Nel film Al Jaar Qabla Al Daar – The Neighbour Before the House (2009-2011) si tratta il tema del conflitto israelo-palestinese ovviando al pietosismo suscitato dalle comuni interviste alle vittime più o meno dirette attraverso un'operazione formale e concettuale disarmante nella sua forza e semplicità. Il collettivo ricerca otto famiglie nei sobborghi di Gerusalemme/Al Qud disposte a installare telecamere CCTV (a circuito chiuso) sopra i propri tetti, concedendo loro una piena libertà nell’utilizzo dello strumento. Ogni famiglia guida la videocamera osservando le riprese in diretta dai televisori installati dentro casa, diventando autrice, commentando e illustrando dettagli intimi della città, checkpoint, avvenimenti.

Da questi punti di vista inusuali, formalmente e concettualmente, si sviluppa una plurinarrazione intima e accurata, durante la quale ciascuna famiglia illustra le cause del proprio dissenso attraverso le immagini vincolate dai limiti del mezzo. Vi è una famiglia espropriata della propria casa e costretta a rispettare una distanza di 150m da essa che con l’ausilio della videocamera di sorveglianza cerca di penetrare all’interno della propria ex abitazione e di individuare i volti dei membri della famiglia israeliana insediatavi. Solo attraverso le voci e l’ostentata volontà di avvicinamento concessagli dallo strumento, e dunque mediante una sottrazione visiva che non ci concede di vedere i volti e le espressioni, si genera una forza emotiva dirompente.

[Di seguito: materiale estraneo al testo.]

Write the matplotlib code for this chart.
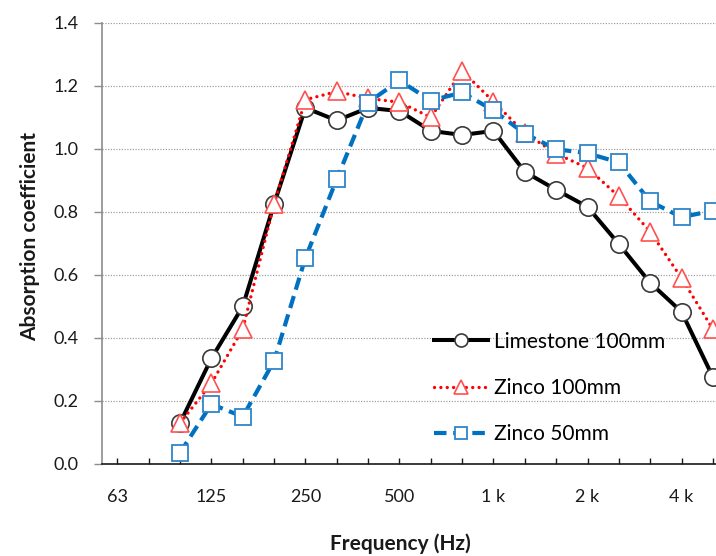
import matplotlib
matplotlib.use("Agg")
import matplotlib.pyplot as plt

freq_bands = ["63", "80", "100", "125", "160", "200", "250", "315", "400", "500",
              "630", "800", "1 k", "1250", "1600", "2 k", "2500", "3150", "4 k", "5000"]
tick_labels = ["63", "", "", "125", "", "", "250", "", "", "500",
               "", "", "1 k", "", "", "2 k", "", "", "4 k", ""]

data_bands = ["100", "125", "160", "200", "250", "315", "400", "500", "630", "800",
              "1 k", "1250", "1600", "2 k", "2500", "3150", "4 k", "5000"]
limestone_100 = [0.13, 0.335, 0.50, 0.825, 1.13, 1.09, 1.13, 1.12, 1.057, 1.044,
                 1.057, 0.927, 0.87, 0.816, 0.698, 0.575, 0.483, 0.276]
zinco_100 = [0.13, 0.256, 0.428, 0.825, 1.156, 1.182, 1.16, 1.148, 1.10, 1.247,
             1.15, 1.05, 0.985, 0.939, 0.849, 0.737, 0.59, 0.428]
zinco_50 = [0.036, 0.19, 0.15, 0.327, 0.654, 0.904, 1.147, 1.217, 1.153, 1.179,
            1.122, 1.048, 0.999, 0.986, 0.957, 0.833, 0.783, 0.804]

plt.rcParams['font.family'] = ['Lato', 'DejaVu Sans']

fig = plt.figure(figsize=(7.16, 5.56), dpi=100)
ax = fig.add_axes([0.1425, 0.1655, 0.8575, 0.7935])

xs = [freq_bands.index(b) for b in data_bands]

ax.plot(xs, limestone_100, color='black', lw=2.9, marker='o', ms=12.5,
        mfc='white', mec='#3a3a3a', mew=1.2, label='Limestone 100mm', zorder=3)
ax.plot(xs, zinco_100, color='#ff0000', lw=2.4, linestyle=(0, (0.01, 1.9)),
        dash_capstyle='round', marker='^', ms=12.5, mfc='white', mec='#ff5050',
        mew=1.2, label='Zinco 100mm', zorder=4)
ax.plot(xs, zinco_50, color='#0070c0', lw=3.0, linestyle=(0, (3.0, 1.6)),
        marker='s', ms=12, mfc='white', mec='#2f85c9', mew=1.3,
        label='Zinco 50mm', zorder=5)

ax.set_xlim(-0.49, 19.10)
ax.set_ylim(0, 1.4)
ax.set_yticks([0, 0.2, 0.4, 0.6, 0.8, 1.0, 1.2, 1.4])
ax.set_yticklabels(['0.0', '0.2', '0.4', '0.6', '0.8', '1.0', '1.2', '1.4'])
ax.set_xticks(range(len(freq_bands)))
ax.set_xticklabels(tick_labels)

ax.grid(axis='y', color='#a0a0a0', linestyle=(0, (1, 1.2)), lw=0.9)
ax.set_axisbelow(True)

for s in ['top', 'right']:
    ax.spines[s].set_visible(False)
ax.spines['left'].set_color('#8c8c8c')
ax.spines['left'].set_linewidth(1.2)
ax.spines['bottom'].set_color('#1a1a1a')
ax.spines['bottom'].set_linewidth(1.2)

ax.tick_params(axis='y', direction='out', length=6, width=1.0, color='#8c8c8c',
               labelsize=13, pad=11, labelcolor='#1a1a1a')
ax.tick_params(axis='x', direction='in', length=4.5, width=1.0, color='#1a1a1a',
               labelsize=13, pad=18, labelcolor='#1a1a1a')

fig.text(0.042, 0.575, 'Absorption coefficient', rotation=90, ha='center',
         va='center', fontsize=15, fontweight='bold', color='#1a1a1a')
fig.text(0.559, 0.023, 'Frequency (Hz)', ha='center', va='center',
         fontsize=15, fontweight='bold', color='#1a1a1a')

leg = ax.legend(loc='upper left', bbox_to_anchor=(0.58, 0.437), bbox_transform=fig.transFigure,
                frameon=False, fontsize=15, handlelength=2.6, handletextpad=0.3,
                labelspacing=1.25, markerscale=0.75)

fig.savefig('out.png', dpi=100)
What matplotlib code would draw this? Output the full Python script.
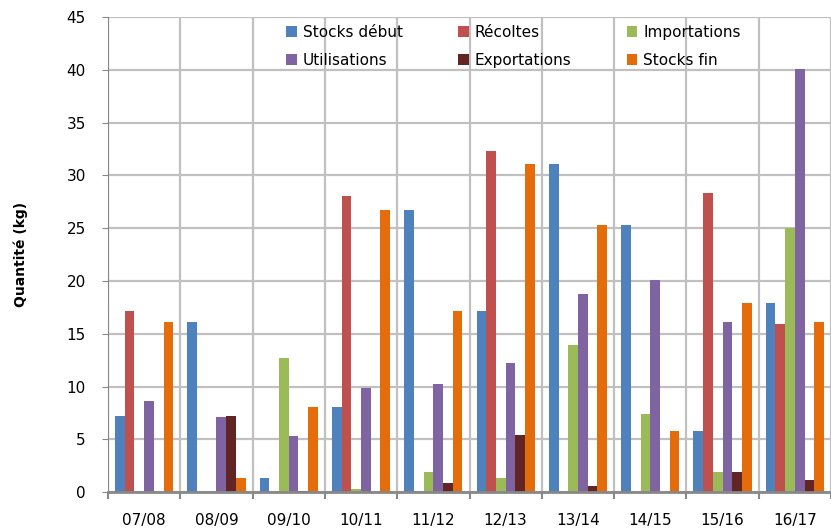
import matplotlib.pyplot as plt
import numpy as np

campagnes = ["07/08", "08/09", "09/10", "10/11", "11/12", "12/13", "13/14", "14/15", "15/16", "16/17"]
stocks_debut = [7.2, 16.1, 1.35, 8.1, 26.7, 17.2, 31.05, 25.3, 5.8, 17.9]
recoltes = [17.2, 0, 0, 28.0, 0, 32.3, 0, 0, 28.3, 15.9]
importations = [0, 0, 12.7, 0.3, 1.9, 1.35, 13.9, 7.4, 1.9, 25.0]
utilisations = [8.65, 7.15, 5.3, 9.85, 10.2, 12.2, 18.75, 20.05, 16.15, 40.05]
exportations = [0, 7.2, 0.15, 0, 0.9, 5.45, 0.6, 0, 1.9, 1.15]
stocks_fin = [16.1, 1.35, 8.1, 26.7, 17.2, 31.05, 25.3, 5.8, 17.9, 16.15]

series = [
    ("Stocks début", stocks_debut, "#4F81BD"),
    ("Récoltes", recoltes, "#C0504D"),
    ("Importations", importations, "#9BBB59"),
    ("Utilisations", utilisations, "#8064A2"),
    ("Exportations", exportations, "#632523"),
    ("Stocks fin", stocks_fin, "#E46C0A"),
]

fig = plt.figure(figsize=(8.31, 5.32), dpi=100)
ax = fig.add_axes([0.13, 0.075, 0.87, 0.893])

x = np.arange(len(campagnes))
w = 0.134
handles = []
for j, (name, vals, col) in enumerate(series):
    b = ax.bar(x + (j - 2.5) * w, vals, w, color=col, label=name, zorder=2)
    handles.append(b)

ax.set_xlim(-0.5, 9.364)
ax.set_ylim(0, 45)
ax.set_yticks(np.arange(0, 46, 5))
ax.set_xticks(x)
ax.set_xticklabels(campagnes, fontsize=11)
ax.set_xticks(np.arange(-0.5, 10, 1), minor=True)
ax.tick_params(axis="x", which="major", length=0, pad=15)
ax.tick_params(axis="x", which="minor", length=5, width=1.5, color="#888888")
ax.tick_params(axis="y", length=4, color="#888888", labelsize=11, pad=12)

ax.grid(axis="y", color="#c0c0c0", linewidth=1.6, zorder=0)
ax.grid(axis="x", which="minor", color="#c0c0c0", linewidth=1.6, zorder=0)
ax.set_axisbelow(True)

for s in ["top", "right"]:
    ax.spines[s].set_visible(False)
ax.spines["left"].set_color("#888888")
ax.spines["bottom"].set_color("#888888")
ax.spines["bottom"].set_linewidth(2)

ax.set_ylabel("Quantité (kg)", fontsize=10, fontweight="bold", labelpad=28)

# ordre pour remplir la legende par lignes (3 colonnes)
order = [0, 3, 1, 4, 2, 5]
ax.legend([handles[i] for i in order], [series[i][0] for i in order],
          ncol=3, frameon=False, fontsize=11, loc="upper left",
          bbox_to_anchor=(0.2275, 1.012), handlelength=0.7, handleheight=0.7,
          handletextpad=0.4, columnspacing=3.6, labelspacing=0.85)

fig.savefig("out.png", dpi=100)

Assistiamo dunque a una progressiva scomparsa dell’autorialità a favore della collettivizzazione del processo creativo. I materiali realizzati dalle famiglie, come gli altri provenienti da ulteriori lavori, convergono poi nella condivisione presso l’archivio online Pad.ma, rinascendo sotto altre forme, dando vita a nuovi processi/progetti creativi.

Nell’ultimo film From Gulf to Gulf to Gulf (2013) il collettivo approfondisce la tematica delle estenuanti tratte commerciali via mare dal Golfo di Kutch alla Somalia. Nel corso degli anni sono stati dapprima collezionati una serie di filmati realizzati dai marinai stessi durante le tratte, spesso girati con l’ausilio di cellulari e scambiati come merci di porto in porto. Successivamente Shaina Anand e Ashok Sukumaran hanno incontrato personalmente dei marinai chiedendo loro di documentare i loro viaggi, decentrando dunque l’autorialità nelle loro mani. Da questo articolatissimo processo nasce un film corposo, brulicante di punti di vista e immagini differenti: i filmati, spesso accompagnati da canzoni giustapposte dai marinai stessi, ci conducono da sterminati cantieri navali agli sconfinati orizzonti dell’Oceano Indiano, solcando il mare e ingannando il tempo sui ponti di coperta di navi instabili stracolme di merci.

La politicità delle opere di CAMP permea dunque della tematica il processo creativo, innovando i linguaggi e sperimentando nuove modalità di documentazione/rappresentazione, attraverso l’ausilio fondamentale delle tecnologie, facenti parte anch’esse di un cambiamento socio-politico sostanziale.